Use this image with SSH port forwarding to access the RStudio interface running inside the container. The default hosting port inside the container is 8787.

The tag ctmrbio/rstudio:latest will always refer to the most recent R/Bioconductor version. Version numbering of this container otherwise works like this:

ctmrbio/rstudio:<image_version>_R<R_version>_Bioc<Bioconductor_version>

Jupyter

The rstudio image also comes with Jupyter installed with kernels for Python 3 and R. There is a script installed in the image called start_jupyter that starts a notebook server in the current directory (the default is /input inside the container).

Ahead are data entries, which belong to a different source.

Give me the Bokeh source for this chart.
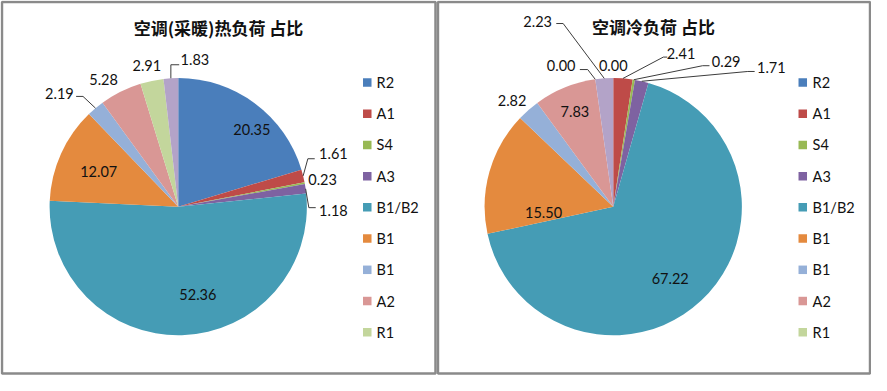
import math
from bokeh.plotting import figure
from bokeh.models import Range1d, ColumnDataSource
from bokeh.core.properties import value
from bokeh.embed import file_html
from bokeh.resources import INLINE

# ---------------- data ----------------
legend_labels = ["R2", "A1", "S4", "A3", "B1/B2", "B1", "B1", "A2", "R1"]
# ten slices each; the tenth slice is not listed in the (truncated) legend
heat_values = [20.35, 1.61, 0.23, 1.18, 52.36, 12.07, 2.19, 5.28, 2.91, 1.83]
cool_values = [0.00, 2.41, 0.29, 1.71, 67.22, 15.50, 2.82, 7.83, 0.00, 2.23]
heat_title = "空调(采暖)热负荷 占比"
cool_title = "空调冷负荷 占比"

# ---------------- styles / layout ----------------
colors = ["#4A7EBB", "#BE4B48", "#98B954", "#7E62A1", "#459CB5",
          "#E48A3E", "#95B0D8", "#D99795", "#C3D69C", "#B3A3C8"]
NUM_FONT = "Lato"
CJK_FONT = "Noto Sans CJK SC"
W, H = 887, 391          # reference picture size (data space)
PW, PH = 871, 375        # figure size in pixels
KY = (PW / W) / (PH / H)  # converts an x-length in data units to y data units


def Y(y):
    return H - y


# label centres and leader-line bend points (picture coordinates)
heat_layout = [
    ((256, 135), None),
    ((339, 160), [(313, 165), (320, 165)]),
    ((328, 187), None),
    ((339, 219), [(314, 216), (321, 216)]),
    ((201, 307), None),
    ((100, 178), None),
    ((60, 97), [(84, 100), (77, 100)]),
    ((105, 82), None),
    ((149, 68), None),
    ((198, 61), [(173.5, 67), (182, 67)]),
]
cool_layout = [
    ((624, 68), None),
    ((693, 55), [(675, 59), (679, 59)]),
    ((739, 64), [(715, 68), (722, 68)]),
    ((785, 70), [(761, 74), (768, 74)]),
    ((682, 290), None),
    ((553, 221), None),
    ((521, 104), None),
    ((585, 116), None),
    ((571, 68), [(598, 72), (590, 72)]),
    ((547, 22), [(573, 24), (566, 24)]),
]

p = figure(width=PW, height=PH, x_range=Range1d(0, W), y_range=Range1d(0, H),
           output_backend="svg", toolbar_location=None, min_border=0)
p.axis.visible = False
p.grid.visible = False
p.outline_line_color = None
p.background_fill_color = "white"
p.border_fill_color = "white"

# panel borders
border = "#8A8A8A"
p.quad(left=[1.5, 445.5], right=[443, 885.5], bottom=[Y(389), Y(389)], top=[Y(1.5), Y(1.5)],
       fill_color=None, line_color=border, line_width=2.5)


def draw_pie(vals, cx, cy, r, layout, title, tx, ty, lx_sq, lx_txt):
    total = sum(vals)
    starts, ends, cols = [], [], []
    mids = []
    cum = 0.0
    for i, v in enumerate(vals):
        a0 = math.pi / 2 - 2 * math.pi * cum / total
        cum += v
        a1 = math.pi / 2 - 2 * math.pi * cum / total
        mids.append((a0 + a1) / 2)
        if v > 0:
            starts.append(a0)
            ends.append(a1)
            cols.append(colors[i])
    src = ColumnDataSource(dict(start=starts, end=ends, color=cols))
    p.wedge(x=cx, y=Y(cy), radius=r, start_angle="start", end_angle="end",
            direction="clock", fill_color="color", line_color=None, source=src)

    # leader lines
    xs, ys = [], []
    for i, (pos, bends) in enumerate(layout):
        if bends is None:
            continue
        ex = cx + r * math.cos(mids[i])
        ey = Y(cy) + r * KY * math.sin(mids[i])
        xs.append([ex] + [b[0] for b in bends])
        ys.append([ey] + [Y(b[1]) for b in bends])
    if xs:
        p.multi_line(xs=xs, ys=ys, line_color="#3C3C3C", line_width=1)

    # data labels
    lsrc = ColumnDataSource(dict(
        x=[pos[0] for pos, _ in layout],
        y=[Y(pos[1]) for pos, _ in layout],
        t=[f"{v:.2f}" for v in vals]))
    p.text(x="x", y="y", text="t", source=lsrc, text_font=value(NUM_FONT),
           text_font_size="14.5px", text_align="center", text_baseline="middle",
           text_color="#111111")

    # title
    p.text(x=[tx], y=[Y(ty)], text=[title], text_font=value(CJK_FONT),
           text_font_size="17px", text_font_style="bold", text_align="center",
           text_baseline="middle", text_color="#111111")

    # legend
    n = len(legend_labels)
    ly = [Y(85.5 + k * 32.55) for k in range(n)]
    p.rect(x=[lx_sq] * n, y=ly, width=8.5, height=8.5, width_units="screen",
           height_units="screen", fill_color=colors[:n], line_color=None)
    p.text(x=[lx_txt] * n, y=ly, text=legend_labels, text_font=value(NUM_FONT),
           text_font_size="14.5px", text_align="left", text_baseline="middle",
           text_color="#111111")


draw_pie(heat_values, 181, 215, 131, heat_layout, heat_title, 222, 28, 373.5, 383)
draw_pie(cool_values, 624, 215, 131, cool_layout, cool_title, 665, 27, 817, 827)

open("out.html", "w").write(file_html(p, INLINE))
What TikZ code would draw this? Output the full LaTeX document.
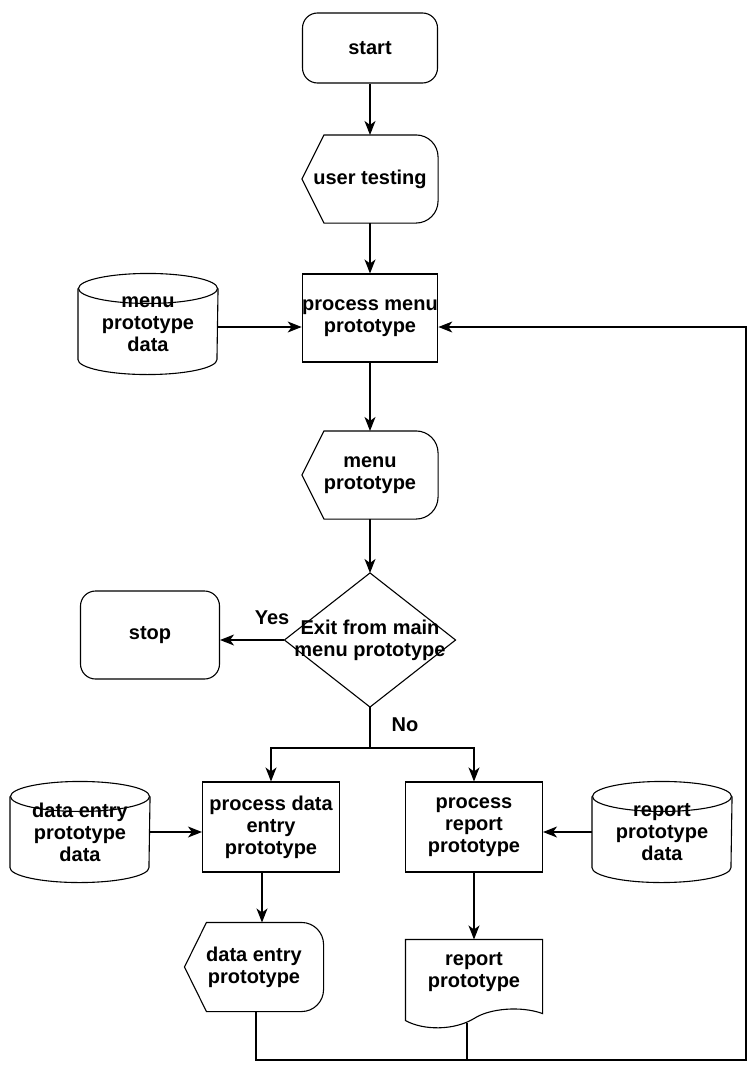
\documentclass[tikz,border=0pt]{standalone}
\usepackage{fontspec}
\setmainfont{Liberation Sans}
\usetikzlibrary{arrows.meta}

\begin{document}
\begin{tikzpicture}[
            x=1pt, y=-1pt,
            line width=1.1pt,
            >={Stealth[length=14pt, width=11pt, inset=4pt]},
            font=\fontsize{20}{22}\selectfont\bfseries,
            terminal/.style={
                rectangle,
                draw,
                rounded corners=15pt,
                minimum width=135pt,
                minimum height=70pt,
                inner sep=0pt
            },
            procbox/.style={
                rectangle,
                draw,
                minimum width=135pt,
                minimum height=88pt,
                align=center,
                inner sep=0pt
            },
            dispbox/.style={
                minimum width=135pt,
                minimum height=87pt,
                align=center,
                inner sep=0pt
            },
            storebox/.style={
                minimum width=139pt,
                minimum height=100pt,
                align=center,
                inner sep=0pt
            },
            docbox/.style={
                minimum width=136pt,
                minimum height=80pt,
                align=center,
                inner sep=0pt
            }
        ]

            \useasboundingbox (0,0) rectangle (749,1065);

            \node[terminal] (start) at (370, 48) {start};
            \node[dispbox] (test) at (370, 179) {user testing};
            \node[procbox] (pmenu) at (370, 318) {process menu\\prototype};
            \node[storebox] (mdata) at (148, 324) {menu\\prototype\\data};
            \node[dispbox] (mproto) at (370, 475) {menu\\prototype};
            \node[dispbox, minimum width=170pt, minimum height=133pt] (exit) at (370, 640)
                {Exit from main\\menu prototype};
            \node[terminal, minimum width=139pt, minimum height=88pt] (stop) at (150, 635) {stop};

            \node[procbox, minimum width=137pt, minimum height=90pt] (pdata) at (271, 827)
                {process data\\entry\\prototype};
            \node[procbox, minimum width=137pt, minimum height=90pt] (prep) at (474, 827)
                {process\\report\\prototype};
            \node[storebox] (ddata) at (80, 832) {data entry\\prototype\\data};
            \node[storebox] (rdata) at (662, 832) {report\\prototype\\data};
            \node[dispbox, minimum width=138pt, minimum height=88pt] (dproto) at (254, 967)
                {data entry\\prototype};
            \node[docbox] (rdoc) at (474, 980) {report\\prototype\\[-2pt]};

            \node (yes) at (272, 618) {Yes};
            \node (no) at (405, 725) {No};

            % outlines
            \foreach \n in {test, mproto, dproto} {
                \draw (\n.west) -- ([xshift=22pt]\n.north west)
                    -- ([xshift=-22pt]\n.north east)
                    arc[start angle=90, end angle=0, radius=22pt]
                    -- ([shift={(0,-22)}]\n.south east)
                    arc[start angle=0, end angle=-90, radius=22pt]
                    -- ([xshift=22pt]\n.south west) -- cycle;
            }
            \foreach \n in {mdata, ddata, rdata} {
                \draw ([shift={(0,15)}]\n.north) ellipse [x radius=69.5pt, y radius=15pt];
                \draw ([shift={(0,15)}]\n.north west) -- ([shift={(0,-15)}]\n.south west)
                    arc[start angle=180, end angle=360, x radius=69.5pt, y radius=15pt]
                    -- ([shift={(0,15)}]\n.north east);
            }
            \draw (exit.north) -- (exit.east) -- (exit.south) -- (exit.west) -- cycle;
            \draw (rdoc.north west) -- (rdoc.south west)
                .. controls +(18,10) and +(-20,12) .. ([shift={(0,-2)}]rdoc.south)
                .. controls +(15,-10) and +(-22,-8) .. ([shift={(0,-7)}]rdoc.south east)
                -- (rdoc.north east) -- cycle;

            \coordinate (pin) at ([shift={(0,9)}]pmenu.west);
            \coordinate (pback) at ([shift={(0,9)}]pmenu.east);
            \coordinate (split) at (370, 748);
            \coordinate (loop) at (746, 1060);
            \coordinate (rfoot) at ([shift={(-7,2)}]rdoc.south);

            \draw[->] (start) -- (test);
            \draw[->] (test) -- (pmenu);
            \draw[->] (mdata.east |- pin) -- (pin);
            \draw[->] (pmenu) -- (mproto);
            \draw[->] (mproto) -- (exit.north);
            \draw[->] (exit.west) -- (exit.west -| stop.east);

            \draw (exit.south) -- (split);
            \draw[->] (split) -| (pdata.north);
            \draw[->] (split) -| (prep.north);

            \draw[->] (ddata.east) -- (ddata.east -| pdata.west);
            \draw[->] (rdata.west) -- (rdata.west -| prep.east);

            \draw[->] ([xshift=-9pt]pdata.south) -- ([xshift=8pt]dproto.north);
            \draw[->] (prep.south) -- (rdoc.north);

            \draw[->] ([xshift=2pt]dproto.south) |- (loop) |- (pback);
            \draw (rfoot) -- (rfoot |- loop);

        \end{tikzpicture}
\end{document}
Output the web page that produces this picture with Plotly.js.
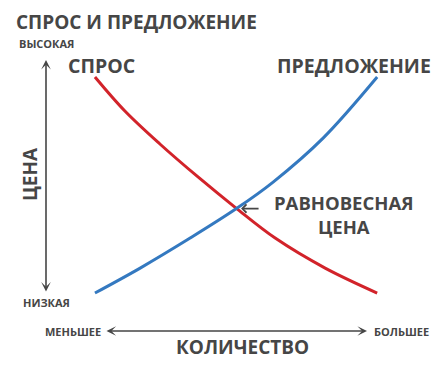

Note that the Jupyter session will not be able to access things outside of the directory you mount into /input when launching the container. Also remember to activate a port forward from a port of your choice to the default Jupyter port of 8888 inside the container.

docker run --rm -it -u $(id -u):1314 -p 8888:8888 -v $(pwd):/input ctmrbio/rstudio start_jupyter

Also note that when using Jupyter, you must use -u <userid>:<groupid> when launching the container, otherwise all files and folders created by the Jupyter session will be owned by root.

picrust2

  • Based on ubuntu:18.04
  • Working directory is /mnt
  • Builds and installs:
    • epa-ng
    • gappa
    • picrust2 conda environment

Example command:

docker run --rm -it -u $(id -u):$(id -g) -v $pwd:/mnt ctmrbio/picrust2

NOTE: The image uses an ENTRYPOINT script that is located in /picrust2/activate_picrust2_env.sh that automatically activates the picrust2 conda environment inside the container.

Deprecated images

Notes for older Docker images that are currently considered deprecated.

rstudio_luisa [DEPRECATED]

  • Based on bioconductor/release_base2
  • Working directory is /home/rstudio
  • Installed packages:
    • vegan
    • RColorBrewer
    • vioplot
    • pheatmap

Example command:

docker run -d --rm -it -u $(id -u):$(id -g) -p 8787:8787 -v $pwd:/home/rstudio ctmrbio/rstudio_luisa

Use this image with SSH port forwarding to access the RStudio interface running inside the container. The default hosting port inside the container is 8787.

DEPRECATED - replaced by ctmrbio/rstudio.

rstudio_dada2 [DEPRECATED]

  • Based on bioconductor/release_base2
  • DADA2 installed from github sources
  • Working directory is /home/rstudio

Example command:

docker run --rm -it -u $(id -u):$(id -g) -p 8787:8787 -v $pwd:/home/rstudio ctmrbio/rstudio_dada2

Use this image with SSH port forwarding to access the RStudio interface running inside the container. The default hosting port inside the container is 8787.

DEPRECATED - replaced by ctmrbio/rstudio.